Texas, however, was reported to be interested more in a short-term deal than a long-term deal on Jackson, and I think it's reasonable to surmise that the Rangers also balked at the idea of going as far as four guaranteed years on Jackson. We never went terribly deep as far as discussing Jackson (which I suppose is for the best now that he's landed elsewhere), but I can get why four years for a mid-rotation-type pitcher on a first-division club might not have been an appealing proposition for Texas.

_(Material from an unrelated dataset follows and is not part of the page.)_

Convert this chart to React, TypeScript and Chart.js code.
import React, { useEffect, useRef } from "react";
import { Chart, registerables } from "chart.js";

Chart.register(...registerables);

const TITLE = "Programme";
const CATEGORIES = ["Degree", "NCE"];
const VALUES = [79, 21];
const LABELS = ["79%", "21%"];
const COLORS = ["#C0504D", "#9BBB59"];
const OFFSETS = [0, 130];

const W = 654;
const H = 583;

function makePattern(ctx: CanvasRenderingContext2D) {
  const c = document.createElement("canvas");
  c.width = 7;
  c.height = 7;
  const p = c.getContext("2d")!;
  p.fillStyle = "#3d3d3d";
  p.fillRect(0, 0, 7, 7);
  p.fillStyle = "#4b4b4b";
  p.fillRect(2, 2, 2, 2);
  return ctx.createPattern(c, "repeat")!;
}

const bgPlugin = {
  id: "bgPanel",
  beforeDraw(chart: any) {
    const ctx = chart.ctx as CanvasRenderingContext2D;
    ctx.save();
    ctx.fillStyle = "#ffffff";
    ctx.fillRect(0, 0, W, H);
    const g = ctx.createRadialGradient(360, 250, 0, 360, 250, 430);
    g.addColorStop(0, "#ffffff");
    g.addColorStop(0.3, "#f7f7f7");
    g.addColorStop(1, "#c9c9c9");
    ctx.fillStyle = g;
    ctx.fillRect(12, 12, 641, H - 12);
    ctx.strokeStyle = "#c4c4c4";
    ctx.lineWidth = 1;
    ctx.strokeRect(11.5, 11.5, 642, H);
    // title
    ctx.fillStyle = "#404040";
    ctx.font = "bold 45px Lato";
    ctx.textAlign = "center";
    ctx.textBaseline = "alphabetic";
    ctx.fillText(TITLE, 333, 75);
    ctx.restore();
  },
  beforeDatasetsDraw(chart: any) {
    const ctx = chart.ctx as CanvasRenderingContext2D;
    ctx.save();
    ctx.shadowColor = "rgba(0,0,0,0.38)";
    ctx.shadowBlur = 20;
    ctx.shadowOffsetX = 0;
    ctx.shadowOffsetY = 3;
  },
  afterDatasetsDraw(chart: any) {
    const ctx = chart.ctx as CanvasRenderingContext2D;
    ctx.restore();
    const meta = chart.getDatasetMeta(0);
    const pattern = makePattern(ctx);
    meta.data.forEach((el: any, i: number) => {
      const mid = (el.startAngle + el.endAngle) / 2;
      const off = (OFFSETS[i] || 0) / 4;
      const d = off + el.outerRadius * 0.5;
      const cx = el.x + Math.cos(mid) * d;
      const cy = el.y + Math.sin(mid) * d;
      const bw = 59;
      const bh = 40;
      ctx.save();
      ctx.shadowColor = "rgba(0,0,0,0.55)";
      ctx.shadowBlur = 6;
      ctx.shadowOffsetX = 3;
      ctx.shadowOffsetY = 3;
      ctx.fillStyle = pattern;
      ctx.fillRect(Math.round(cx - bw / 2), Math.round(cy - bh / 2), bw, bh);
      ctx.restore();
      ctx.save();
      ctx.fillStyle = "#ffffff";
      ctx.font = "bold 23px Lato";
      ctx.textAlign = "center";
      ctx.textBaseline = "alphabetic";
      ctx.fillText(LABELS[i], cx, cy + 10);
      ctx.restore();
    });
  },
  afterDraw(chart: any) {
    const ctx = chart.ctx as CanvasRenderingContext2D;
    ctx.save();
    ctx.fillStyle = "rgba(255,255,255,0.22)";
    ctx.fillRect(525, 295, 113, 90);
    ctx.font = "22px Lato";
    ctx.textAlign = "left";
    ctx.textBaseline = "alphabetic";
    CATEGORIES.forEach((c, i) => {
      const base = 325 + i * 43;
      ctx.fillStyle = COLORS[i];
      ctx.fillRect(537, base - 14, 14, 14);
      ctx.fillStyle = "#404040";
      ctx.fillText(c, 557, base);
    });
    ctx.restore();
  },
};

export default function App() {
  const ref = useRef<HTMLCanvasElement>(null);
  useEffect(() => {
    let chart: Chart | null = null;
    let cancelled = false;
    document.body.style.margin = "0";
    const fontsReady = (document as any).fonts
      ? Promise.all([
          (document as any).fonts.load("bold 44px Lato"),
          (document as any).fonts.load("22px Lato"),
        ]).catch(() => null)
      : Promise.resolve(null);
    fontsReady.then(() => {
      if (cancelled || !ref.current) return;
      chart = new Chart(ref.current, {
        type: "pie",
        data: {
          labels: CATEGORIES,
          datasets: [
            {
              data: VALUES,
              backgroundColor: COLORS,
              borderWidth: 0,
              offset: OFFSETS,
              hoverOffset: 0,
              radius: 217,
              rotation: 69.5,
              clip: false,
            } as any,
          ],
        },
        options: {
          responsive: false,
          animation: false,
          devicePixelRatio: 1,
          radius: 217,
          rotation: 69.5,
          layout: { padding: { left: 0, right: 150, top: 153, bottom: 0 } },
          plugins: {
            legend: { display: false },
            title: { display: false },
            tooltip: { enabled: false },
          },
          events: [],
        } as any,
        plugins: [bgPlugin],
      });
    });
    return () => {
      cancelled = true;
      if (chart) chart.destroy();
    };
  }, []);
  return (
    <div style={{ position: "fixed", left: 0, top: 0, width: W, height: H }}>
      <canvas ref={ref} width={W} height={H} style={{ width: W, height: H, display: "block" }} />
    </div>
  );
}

Six different employers in the last five years may speak to some of the frustration that lingers out there within major league circles over Jackson's inability to harness his ace-caliber stuff into ace-caliber performance and start-to-start inconsistency, and you wonder if there was some thinking among Rangers' brass that $50-plus million was too rich for an inconsistent mid-rotation worker whose youth and upside are rapidly slipping away.
The flip side of the Jackson argument, however, is that an organization steeped in pitching knowledge like the Rangers -- who have both Nolan Ryan and the Maddux brothers on the payroll -- could conceivably have coaxed some sort of a breakthrough out of Jackson, and that his ground-ball tendencies, excellent durability, and above-average peripherals would have played well in front of the Rangers' defense, which figures to remain fairly sturdy across the defensive spectrum in 2013. And, ultimately, if you want the Rangers to improve their 2013 ballclub with diminished concern for the long-term ramifications of doing so, there's a pretty good chance that you wanted the Rangers to go and get Jackson.
I can't express great surprise at the fact that nothing came of this fleeting Rangers/Jackson dalliance, though, and it's getting harder to imagine Texas tapping into the free-agent pool for any sort of off-season rotation ugprade, given that the best options still lingering out there are Kyle Lohse -- whom I can't talk myself into buying as a smart play for the Rangers at his likely price point -- and a withering Shaun Marcum. If you're looking for something better at the back of the Opening Day rotation than a Martin Perez or a Robbie Ross or a Justin Grimm, but you're as thoroughly turned off by Lohse/Marcum as I am, then you're best served by turning a keen eye towards the trade market and hoping for the best.